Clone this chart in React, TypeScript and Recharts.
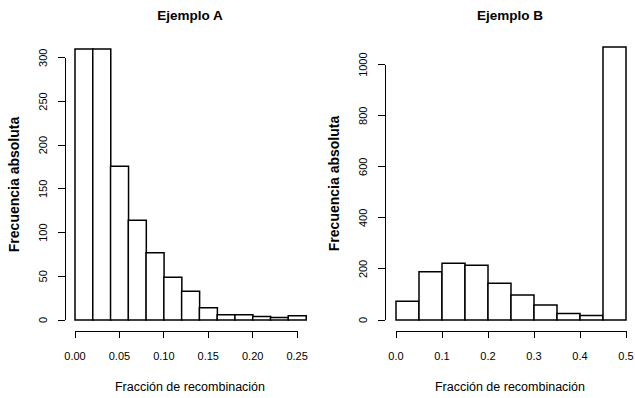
import React from "react";
import { BarChart, Bar, XAxis, YAxis } from "recharts";

// Ejemplo A: bins of 0.02, counts per bin
const binsA = [0.01, 0.03, 0.05, 0.07, 0.09, 0.11, 0.13, 0.15, 0.17, 0.19, 0.21, 0.23, 0.25];
const countsA = [310, 310, 176, 114, 77, 49, 33, 14, 6, 6, 4, 3, 5];
const xTicksA = [0, 0.05, 0.1, 0.15, 0.2, 0.25];
const yTicksA = [0, 50, 100, 150, 200, 250, 300];

// Ejemplo B: bins of 0.05
const binsB = [0.025, 0.075, 0.125, 0.175, 0.225, 0.275, 0.325, 0.375, 0.425, 0.475];
const countsB = [73, 189, 222, 214, 144, 98, 59, 25, 18, 1069];
const xTicksB = [0, 0.1, 0.2, 0.3, 0.4, 0.5];
const yTicksB = [0, 200, 400, 600, 800, 1000];

const FONT = '"Liberation Sans", Arial, Helvetica, sans-serif';
const H = 398;

// base-R style axis: line only between first and last tick, ticks pointing out
function makeXTick(digits: number) {
  let prev = 0;
  return (props: any) => {
    const { x, y, index, payload } = props;
    const from = index === 0 ? x : prev;
    prev = x;
    return (
      <g>
        <line x1={from} y1={y} x2={x} y2={y} stroke="#000" shapeRendering="crispEdges" />
        <line x1={x} y1={y} x2={x} y2={y + 7} stroke="#000" shapeRendering="crispEdges" />
        <text x={x} y={y + 25} textAnchor="middle" dominantBaseline="central" fontSize={11} fontFamily={FONT} fill="#000">
          {Number(payload.value).toFixed(digits)}
        </text>
      </g>
    );
  };
}

function makeYTick() {
  let prev = 0;
  return (props: any) => {
    const { x, y, index, payload } = props;
    const from = index === 0 ? y : prev;
    prev = y;
    const lx = x - 22;
    return (
      <g>
        <line x1={x} y1={from} x2={x} y2={y} stroke="#000" shapeRendering="crispEdges" />
        <line x1={x - 7} y1={y} x2={x} y2={y} stroke="#000" shapeRendering="crispEdges" />
        <text x={lx} y={y} transform={`rotate(-90 ${lx} ${y})`} textAnchor="middle" dominantBaseline="central" fontSize={11} fontFamily={FONT} fill="#000">
          {payload.value}
        </text>
      </g>
    );
  };
}

type HistProps = {
  title: string;
  bins: number[];
  counts: number[];
  xTicks: number[];
  yTicks: number[];
  digits: number;
  xMax: number;
  padLeft: number;
  top: number;
  width: number;
  left: number;
};

function Histogram({ title, bins, counts, xTicks, yTicks, digits, xMax, padLeft, top, width, left }: HistProps) {
  const data = bins.map((mid, i) => ({ mid, count: counts[i] }));
  const plotLeft = 65;
  const plotRight = 315;
  return (
    <div style={{ position: "absolute", left, top: 0, width, height: H }}>
      <div
        style={{
          position: "absolute",
          left: plotLeft,
          width: plotRight - plotLeft,
          top: 8,
          lineHeight: "16px",
          textAlign: "center",
          fontFamily: FONT,
          fontWeight: "bold",
          fontSize: 13.5,
          color: "#000",
        }}
      >
        {title}
      </div>
      <BarChart
        width={width}
        height={H}
        data={data}
        margin={{ top, right: width - plotRight, bottom: 7, left: 5 }}
        barCategoryGap={0}
        barGap={0}
      >
        <XAxis
          type="number"
          dataKey="mid"
          domain={[0, xMax]}
          ticks={xTicks}
          interval={0}
          padding={{ left: padLeft, right: 9 }}
          axisLine={false}
          tickLine={false}
          tickSize={0}
          tickMargin={0}
          height={60}
          tick={makeXTick(digits)}
          label={(p: any) => {
            const vb = p.viewBox;
            return (
              <text x={vb.x + vb.width / 2} y={vb.y + 56} textAnchor="middle" dominantBaseline="central" fontSize={12.5} fontFamily={FONT} fill="#000">
                Fracción de recombinación
              </text>
            );
          }}
        />
        <YAxis
          type="number"
          domain={[0, "dataMax"]}
          ticks={yTicks}
          interval={0}
          padding={{ top: 11, bottom: 11 }}
          axisLine={false}
          tickLine={false}
          tickSize={0}
          tickMargin={0}
          width={60}
          tick={makeYTick()}
          label={(p: any) => {
            const vb = p.viewBox;
            const cx = vb.x + 9;
            const cy = vb.y + vb.height / 2;
            return (
              <text x={cx} y={cy} transform={`rotate(-90 ${cx} ${cy})`} textAnchor="middle" dominantBaseline="central" fontSize={14} fontWeight="bold" fontFamily={FONT} fill="#000">
                Frecuencia absoluta
              </text>
            );
          }}
        />
        <Bar dataKey="count" fill="#fff" stroke="#000" strokeWidth={1.5} isAnimationActive={false} />
      </BarChart>
    </div>
  );
}

export default function App() {
  return (
    <div style={{ position: "absolute", left: 0, top: 0, width: 635, height: H, background: "#fff" }}>
      <Histogram title="Ejemplo A" bins={binsA} counts={countsA} xTicks={xTicksA} yTicks={yTicksA} digits={2} xMax={0.26} padLeft={10} top={38} width={320} left={0} />
      <Histogram title="Ejemplo B" bins={binsB} counts={countsB} xTicks={xTicksB} yTicks={yTicksB} digits={1} xMax={0.5} padLeft={11} top={36} width={315} left={320} />
    </div>
  );
}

▶ **Work to do**
Restate only the lines running from the start of the material above through the line containing "const H = 398;", ends included. No pictures.

▶ **Output below**
Clone this chart in React, TypeScript and Recharts.
import React from "react";
import { BarChart, Bar, XAxis, YAxis } from "recharts";

// Ejemplo A: bins of 0.02, counts per bin
const binsA = [0.01, 0.03, 0.05, 0.07, 0.09, 0.11, 0.13, 0.15, 0.17, 0.19, 0.21, 0.23, 0.25];
const countsA = [310, 310, 176, 114, 77, 49, 33, 14, 6, 6, 4, 3, 5];
const xTicksA = [0, 0.05, 0.1, 0.15, 0.2, 0.25];
const yTicksA = [0, 50, 100, 150, 200, 250, 300];

// Ejemplo B: bins of 0.05
const binsB = [0.025, 0.075, 0.125, 0.175, 0.225, 0.275, 0.325, 0.375, 0.425, 0.475];
const countsB = [73, 189, 222, 214, 144, 98, 59, 25, 18, 1069];
const xTicksB = [0, 0.1, 0.2, 0.3, 0.4, 0.5];
const yTicksB = [0, 200, 400, 600, 800, 1000];

const FONT = '"Liberation Sans", Arial, Helvetica, sans-serif';
const H = 398;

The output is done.